Another surprising fact is that Hyrum was very involved in the building of the Nauvoo Temple, which was where the endowment was given to the Church. He was on the committee for the building of it. I can see from the account books that he was involved with dispersing money for it, so he was keeping track of everything going on with that temple. People have overlooked that entirely. Where the history of the Church was and where Joseph often was, Hyrum was as well.

Q: What would you say was Hyrum’s legacy or biggest contribution?

A: One of Hyrum’s greatest contributions is the raising of the Kirtland Temple.

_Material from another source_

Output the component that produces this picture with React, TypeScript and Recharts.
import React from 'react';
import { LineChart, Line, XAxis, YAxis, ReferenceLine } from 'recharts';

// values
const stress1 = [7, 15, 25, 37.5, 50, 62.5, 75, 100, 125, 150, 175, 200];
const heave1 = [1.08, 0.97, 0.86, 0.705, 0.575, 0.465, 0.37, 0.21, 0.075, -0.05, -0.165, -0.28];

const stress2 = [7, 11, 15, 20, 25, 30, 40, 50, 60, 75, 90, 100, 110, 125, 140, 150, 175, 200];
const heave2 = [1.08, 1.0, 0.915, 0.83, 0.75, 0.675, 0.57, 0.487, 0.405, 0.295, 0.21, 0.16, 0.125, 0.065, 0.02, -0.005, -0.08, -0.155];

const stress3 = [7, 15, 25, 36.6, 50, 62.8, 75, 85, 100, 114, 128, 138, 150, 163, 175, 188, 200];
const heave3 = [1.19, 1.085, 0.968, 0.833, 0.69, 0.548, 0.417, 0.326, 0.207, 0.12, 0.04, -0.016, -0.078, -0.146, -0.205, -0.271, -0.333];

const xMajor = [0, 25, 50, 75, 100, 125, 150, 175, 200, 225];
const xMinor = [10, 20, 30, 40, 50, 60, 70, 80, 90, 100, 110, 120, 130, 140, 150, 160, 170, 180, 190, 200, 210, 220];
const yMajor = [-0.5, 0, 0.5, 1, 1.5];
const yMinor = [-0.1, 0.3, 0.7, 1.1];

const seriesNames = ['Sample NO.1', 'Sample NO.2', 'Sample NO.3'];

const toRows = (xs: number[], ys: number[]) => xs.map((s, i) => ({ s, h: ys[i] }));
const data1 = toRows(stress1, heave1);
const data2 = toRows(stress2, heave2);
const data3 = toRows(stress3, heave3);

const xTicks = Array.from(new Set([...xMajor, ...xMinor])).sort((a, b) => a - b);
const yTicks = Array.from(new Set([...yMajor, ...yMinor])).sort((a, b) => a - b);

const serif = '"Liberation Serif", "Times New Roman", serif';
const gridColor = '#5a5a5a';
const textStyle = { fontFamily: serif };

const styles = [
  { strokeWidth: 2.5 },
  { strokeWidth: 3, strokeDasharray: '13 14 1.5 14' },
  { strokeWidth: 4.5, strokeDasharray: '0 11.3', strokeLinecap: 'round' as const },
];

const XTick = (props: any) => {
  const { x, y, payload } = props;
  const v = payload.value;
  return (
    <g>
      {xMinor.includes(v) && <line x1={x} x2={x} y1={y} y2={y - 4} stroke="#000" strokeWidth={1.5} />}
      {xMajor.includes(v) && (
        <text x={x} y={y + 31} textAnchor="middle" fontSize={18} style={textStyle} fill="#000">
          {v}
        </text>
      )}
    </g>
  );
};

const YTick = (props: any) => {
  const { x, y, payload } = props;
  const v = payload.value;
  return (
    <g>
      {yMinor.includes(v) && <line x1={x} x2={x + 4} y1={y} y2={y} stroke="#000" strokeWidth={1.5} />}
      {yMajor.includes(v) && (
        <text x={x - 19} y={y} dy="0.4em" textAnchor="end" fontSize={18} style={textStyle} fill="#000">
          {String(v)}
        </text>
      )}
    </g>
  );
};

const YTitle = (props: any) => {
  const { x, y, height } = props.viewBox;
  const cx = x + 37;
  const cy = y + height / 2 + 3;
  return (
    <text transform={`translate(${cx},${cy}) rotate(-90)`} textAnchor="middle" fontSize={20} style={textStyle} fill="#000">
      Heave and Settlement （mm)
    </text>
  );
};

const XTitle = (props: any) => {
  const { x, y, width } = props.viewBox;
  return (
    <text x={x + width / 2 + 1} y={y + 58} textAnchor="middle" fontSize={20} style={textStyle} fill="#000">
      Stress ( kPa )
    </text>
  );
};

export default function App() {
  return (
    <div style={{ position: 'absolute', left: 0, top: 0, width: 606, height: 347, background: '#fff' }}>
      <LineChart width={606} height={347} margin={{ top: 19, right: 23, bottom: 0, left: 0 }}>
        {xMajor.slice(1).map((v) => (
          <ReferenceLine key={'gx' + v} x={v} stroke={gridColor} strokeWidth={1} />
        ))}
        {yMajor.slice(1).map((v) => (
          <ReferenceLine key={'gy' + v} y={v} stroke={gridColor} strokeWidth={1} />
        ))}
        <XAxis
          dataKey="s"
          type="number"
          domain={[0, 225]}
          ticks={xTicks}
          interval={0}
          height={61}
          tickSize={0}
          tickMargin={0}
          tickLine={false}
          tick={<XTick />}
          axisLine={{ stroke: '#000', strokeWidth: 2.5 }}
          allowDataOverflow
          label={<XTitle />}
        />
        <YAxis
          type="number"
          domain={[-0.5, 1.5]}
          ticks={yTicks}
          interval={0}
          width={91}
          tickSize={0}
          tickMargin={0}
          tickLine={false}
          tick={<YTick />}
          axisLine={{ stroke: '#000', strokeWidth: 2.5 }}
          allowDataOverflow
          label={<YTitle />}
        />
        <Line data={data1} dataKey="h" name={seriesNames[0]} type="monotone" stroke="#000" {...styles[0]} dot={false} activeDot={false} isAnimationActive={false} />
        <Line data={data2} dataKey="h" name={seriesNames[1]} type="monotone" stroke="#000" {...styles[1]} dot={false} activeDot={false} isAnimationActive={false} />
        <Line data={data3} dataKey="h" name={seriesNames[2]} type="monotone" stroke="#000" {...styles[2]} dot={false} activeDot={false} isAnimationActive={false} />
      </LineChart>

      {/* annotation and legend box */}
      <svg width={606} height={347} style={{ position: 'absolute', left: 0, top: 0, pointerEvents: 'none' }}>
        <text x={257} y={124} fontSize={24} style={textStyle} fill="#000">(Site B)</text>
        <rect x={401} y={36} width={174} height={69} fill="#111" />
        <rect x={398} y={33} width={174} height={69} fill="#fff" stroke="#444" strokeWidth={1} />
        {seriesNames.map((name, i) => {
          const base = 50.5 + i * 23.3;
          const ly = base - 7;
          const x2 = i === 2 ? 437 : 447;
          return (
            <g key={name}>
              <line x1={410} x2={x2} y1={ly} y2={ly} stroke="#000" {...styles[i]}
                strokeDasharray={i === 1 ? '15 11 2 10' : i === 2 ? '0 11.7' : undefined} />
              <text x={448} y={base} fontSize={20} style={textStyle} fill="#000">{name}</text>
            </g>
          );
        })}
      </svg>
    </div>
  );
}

He was one of the first to dig the foundation. After four months of holding off until obtaining the deed to the property, he immediately received revelation to start digging the foundation. Without delay, Hyrum rushed to do so. They already had the exact dimensions of the outline of the temple. Hyrum’s obedience displays his urgency to have the keys restored. Today we do temple work and have over 130 temples because of the urgency of the restoration of these keys of sealing and missionary work. Hyrum was quite instrumental in bringing that about.

In Doctrine and Covenants 23, Hyrum was instructed to strengthen the Church continually, which included strengthening the Prophet Joseph Smith. He was obedient to that and also filled the role Oliver Cowdery had been filling. Hyrum was also with Joseph at the Martyrdom and sealed his testimony with his blood. His greatest contribution is that he was Joseph Smith’s right-hand man and confidant. Joseph could always depend on Hyrum.

Many people thought that Hyrum had the statute and the demeanor of a prophet more than Joseph did. When people saw the two men together, their eyes would immediately go to Hyrum. He seemed to have the demeanor of a prophet, whereas Joseph had a little more levity and fun nature about him, which people criticized. But that never got the best of Hyrum. He knew his place and knew that Joseph was the prophet of the Lord, which Hyrum never had a problem with.